Fatsun ketatanegaraan dalam merawat pergaulan sesama lembaga negara hingga kepatuhan terhadap rekomendasi Ombudsman (berlaku wajib/mengikat) sungguh berada di titik nadir. Bahkan, putusan lembaga peradilan dipakai sebagai pembenar untuk emoh, suatu sikap janggal lantaran UU No 25/ 2009 menegaskan, proses hukum tak menghapus kewajiban melaksanakan hasil ORI.
Eskalasi masalah jadi rumit kala taktik keberatan itu berlanjut.
Lebih-lebih lagi, putusan atas isi norma dari lembaga peradilan justru selaras hasil pemeriksaan atas pelaksanaan (malaadministrasi) norma oleh Ombudsman.
Dalam kerangka kerja ORI, penyelesaian akhir suatu kemelut bermuara ke atasan terlapor, termasuk penjatuhan sanksi administrasi.
Dalam kasus KPK, tak pelak Presiden jadi muara akhir: pemegang komando puncak rumpun kekuasaan eksekutif (dimensi kelembagaan) dan pemangku kuasa administrasi tertinggi pembinaan ASN (dimensi kepegawaian).
Jauh dari gemar agar ”semua persoalan lari ke Presiden”, ketika tak bergayutnya harapan terbaik agar titik penyelesaian berhenti di level terlapor, maka Presiden diminta: (1) melakukan koreksi atas putusan pimpinan KPK; (2) mengambil alih keputusan penetapan hasil final peralihan pegawai KPK menjadi pegawai ASN.
Belum selesai
Sekitar 180 negara yang punya ombudsman mendudukkan pranata pengawasan tersebut di atas paradigma kerja yang relatif sama.
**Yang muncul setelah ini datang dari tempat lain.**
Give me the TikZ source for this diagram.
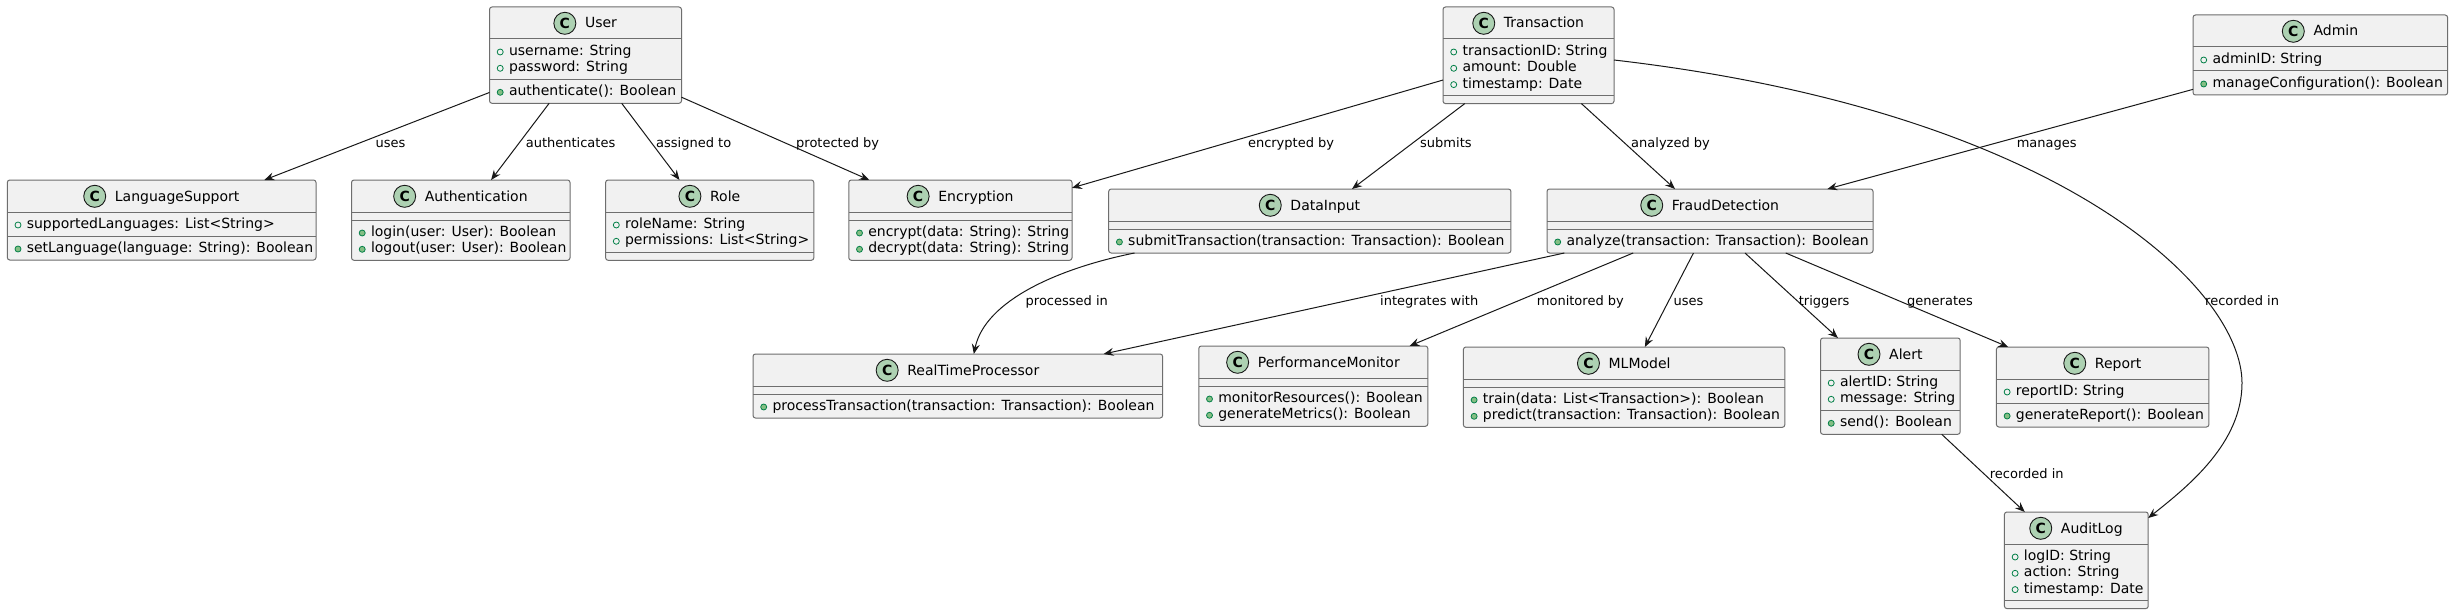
\documentclass[tikz,border=0pt]{standalone}
\usepackage{fontspec}
\setmainfont{DejaVu Sans}
\usetikzlibrary{arrows.meta,calc}
\definecolor{boxfill}{HTML}{F1F1F1}
\definecolor{boxline}{HTML}{6E6E6E}
\definecolor{ink}{HTML}{181818}
\definecolor{iconfill}{HTML}{ADD1B2}
\definecolor{visline}{HTML}{038048}
\definecolor{visfill}{HTML}{84BE84}
\tikzset{
  classbox/.style={draw=boxline, fill=boxfill, line width=1pt, rounded corners=2.5pt, inner sep=0pt, outer sep=0pt, anchor=north west},
  sepline/.style={draw=boxline, line width=1pt},
  classicon/.style={circle, draw=ink, fill=iconfill, line width=0.9pt, minimum size=22pt, inner sep=0pt, font=\fontsize{14}{14}\selectfont\bfseries},
  titletext/.style={anchor=base, inner sep=0pt, font=\fontsize{14}{16}\selectfont, text=black},
  membertext/.style={anchor=base west, inner sep=0pt, font=\fontsize{14}{16}\selectfont, text=black},
  attrmark/.style={circle, draw=visline, fill=none, line width=0.8pt, minimum size=6pt, inner sep=0pt},
  methmark/.style={circle, draw=visline, fill=visfill, line width=0.8pt, minimum size=6pt, inner sep=0pt},
  conn/.style={draw=ink, line width=1pt, -{Stealth[length=10pt,width=8pt,inset=3.5pt]}},
  lbl/.style={anchor=base west, inner sep=0pt, font=\fontsize{13}{15}\selectfont, text=black},
}
% #1 id, #2 left, #3 top, #4 width, #5 title, #6 n attrs, #7 attrs, #8 n methods, #9 methods
\newcommand\umlclass[9]{%
  \pgfmathsetmacro\hA{ifthenelse(#6>0,#6*16.3+7.7,8)}%
  \pgfmathsetmacro\hB{ifthenelse(#8>0,#8*16.3+7.7,8)}%
  \pgfmathsetmacro\hT{32+\hA+\hB}%
  \node[classbox, minimum width=#4pt, minimum height={\hT pt}] (#1) at ({#2},{#3}) {};
  \draw[sepline] ($(#1.north west)+(0,32)$) -- ($(#1.north east)+(0,32)$);
  \draw[sepline] ($(#1.north west)+(0,{32+\hA})$) -- ($(#1.north east)+(0,{32+\hA})$);
  \coordinate (#1-hc) at ({#2},{#3+16.3});
  \node[titletext] (#1-name) at ({#2+#4/2+15.5},{#3+21}) {#5};
  \node[classicon] (#1-icon) at ($(#1-name.west |- #1-hc)+(-20,0)$) {C};
  \ifnum#6>0
  \foreach \m [count=\i] in {#7}{%
    \pgfmathsetmacro\yy{#3+32+16.5+(\i-1)*16.3}
    \node[membertext] (#1-a\i) at ({#2+19.3},{\yy}) {\m};
    \node[attrmark] (#1-am\i) at ({#2+10.7},{\yy-3.5}) {};
  }\fi
  \ifnum#8>0
  \foreach \m [count=\i] in {#9}{%
    \pgfmathsetmacro\yy{#3+32+\hA+16.5+(\i-1)*16.3}
    \node[membertext] (#1-m\i) at ({#2+19.3},{\yy}) {\m};
    \node[methmark] (#1-mm\i) at ({#2+10.7},{\yy-3.5}) {};
  }\fi
}
\begin{document}
\begin{tikzpicture}[x=1pt,y=-1pt]
\useasboundingbox (0,0) rectangle (2454,615);
\fill[white] (0,0) rectangle (2454,615);

\umlclass{user}{489.5}{7}{192}{User}{2}{{username: String},{password: String}}{1}{{authenticate(): Boolean}}
\umlclass{lang}{7.3}{180}{308.7}{LanguageSupport}{1}{{supportedLanguages: List<String>}}{1}{{setLanguage(language: String): Boolean}}
\umlclass{auth}{351.5}{180}{218.5}{Authentication}{0}{}{2}{{login(user: User): Boolean},{logout(user: User): Boolean}}
\umlclass{role}{605.6}{180}{208.2}{Role}{2}{{roleName: String},{permissions: List<String>}}{0}{}
\umlclass{enc}{848.8}{180}{223.2}{Encryption}{0}{}{2}{{encrypt(data: String): String},{decrypt(data: String): String}}
\umlclass{datain}{1108.7}{189}{402.2}{DataInput}{0}{}{1}{{submitTransaction(transaction: Transaction): Boolean}}
\umlclass{trans}{1443}{7}{171}{Transaction}{3}{{transactionID: String},{amount: Double},{timestamp: Date}}{0}{}
\umlclass{fraud}{1547}{189}{326}{FraudDetection}{0}{}{1}{{analyze(transaction: Transaction): Boolean}}
\umlclass{admin}{2193}{15}{254.6}{Admin}{1}{{adminID: String}}{1}{{manageConfiguration(): Boolean}}
\umlclass{rtp}{753}{354}{409.6}{RealTimeProcessor}{0}{}{1}{{processTransaction(transaction: Transaction): Boolean}}
\umlclass{perf}{1198.8}{346}{229}{PerformanceMonitor}{0}{}{2}{{monitorResources(): Boolean},{generateMetrics(): Boolean}}
\umlclass{ml}{1463.4}{347}{321.4}{MLModel}{0}{}{2}{{train(data: List<Transaction>): Boolean},{predict(transaction: Transaction): Boolean}}
\umlclass{alert}{1820.5}{338}{139.7}{Alert}{2}{{alertID: String},{message: String}}{1}{{send(): Boolean}}
\umlclass{report}{1996.4}{347}{212.5}{Report}{1}{{reportID: String}}{1}{{generateReport(): Boolean}}
\umlclass{audit}{2004.4}{512}{143.8}{AuditLog}{3}{{logID: String},{action: String},{timestamp: Date}}{0}{}

% straight connectors
\draw[conn] (user) -- (lang);
\draw[conn] (user) -- (auth);
\draw[conn] (user) -- (role);
\draw[conn] (user) -- (enc);
\draw[conn] (trans) -- (enc);
\draw[conn] (trans) -- (datain);
\draw[conn] (trans) -- (fraud);
\draw[conn] (admin) -- (fraud);
\draw[conn] (fraud) -- (rtp);
\draw[conn] (fraud) -- (perf);
\draw[conn] (fraud) -- (ml);
\draw[conn] (fraud) -- (alert);
\draw[conn] (fraud) -- (report);
\draw[conn] (alert) -- (audit);

% curved connectors
\coordinate (tstart) at ($(trans.east)+(0,4.7)$);
\coordinate (aend) at ($(audit.north east)+(0,6)$);
\coordinate (tbend) at (2242,383);
\draw[conn] (tstart) .. controls (2063,112) and (2242,290) .. (tbend) .. controls (2242,443) and (2188.5,486) .. (aend);
\coordinate (dstart) at ($(datain.south west)+(25.8,0)$);
\coordinate (rend) at ($(rtp.north west)+(220.8,0)$);
\draw[conn] (dstart) .. controls (1060,268) and (985,300) .. (rend);

% labels
\node[lbl] (l1) at (375.5,147.5) {uses};
\node[lbl] (l2) at (525.6,147.5) {authenticates};
\node[lbl] (l3) at (656,147.5) {assigned to};
\node[lbl] (l4) at (796,147.5) {protected by};
\node[lbl] (l5) at (1247.8,147.5) {encrypted by};
\node[lbl] (l6) at (1420,147.5) {submits};
\node[lbl] (l7) at (1631,147.5) {analyzed by};
\node[lbl] (l8) at (2016.6,147.5) {manages};
\node[lbl] (l9) at (2205,305.5) {recorded in};
\node[lbl] (l10) at (1025.5,305.5) {processed in};
\node[lbl] (l11) at (1380,305.5) {integrates with};
\node[lbl] (l12) at (1536.7,305.5) {monitored by};
\node[lbl] (l13) at (1673.3,305.5) {uses};
\node[lbl] (l14) at (1798.6,305.5) {triggers};
\node[lbl] (l15) at (1907,305.5) {generates};
\node[lbl] (l16) at (1989.7,478) {recorded in};
\end{tikzpicture}
\end{document}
Tetapi, tantangan acap datang beragam, terutama terkait derajat keberadaban sektor publik itu sendiri.
Pada dasarnya, tingkat efektivitas dan daya pengaruh ombudsman secara linear merefleksikan cara kita melihat mandat rakyat berdaulat dan bagaimana negara akuntabel mematuhinya lewat layanan. Terbentang sepanjang proses merelasikan mandat rakyat dan akuntabilitas negara itu adalah titik-titik potensial (mala)administrasi keadilan.
Sepanjang 20 tahun ORI berada, masih banyak hal besar belum beres.
Sepanjang 20 tahun ORI berada, masih banyak hal besar belum beres. Pada aras instrumental, dukungan politik DPR terasa begitu kuat. Namun, resonansinya di bilik kementerian yang mengelola portofolio keuangan, kepegawaian, kelembagaan, bahkan aset perkantoran masih berdenyut lemah.
Sementara aras substansial, komitmen penyelenggara negara dan aparat birokrasi atas martabat diri dan amanah jabatan terus menjadi batu uji tak berkesudahan. Afirmasi kepemimpinan Presiden dan kepala daerah diharapkan jadi alas kokoh bagi ekosistem instrumental dan substansial tersebut.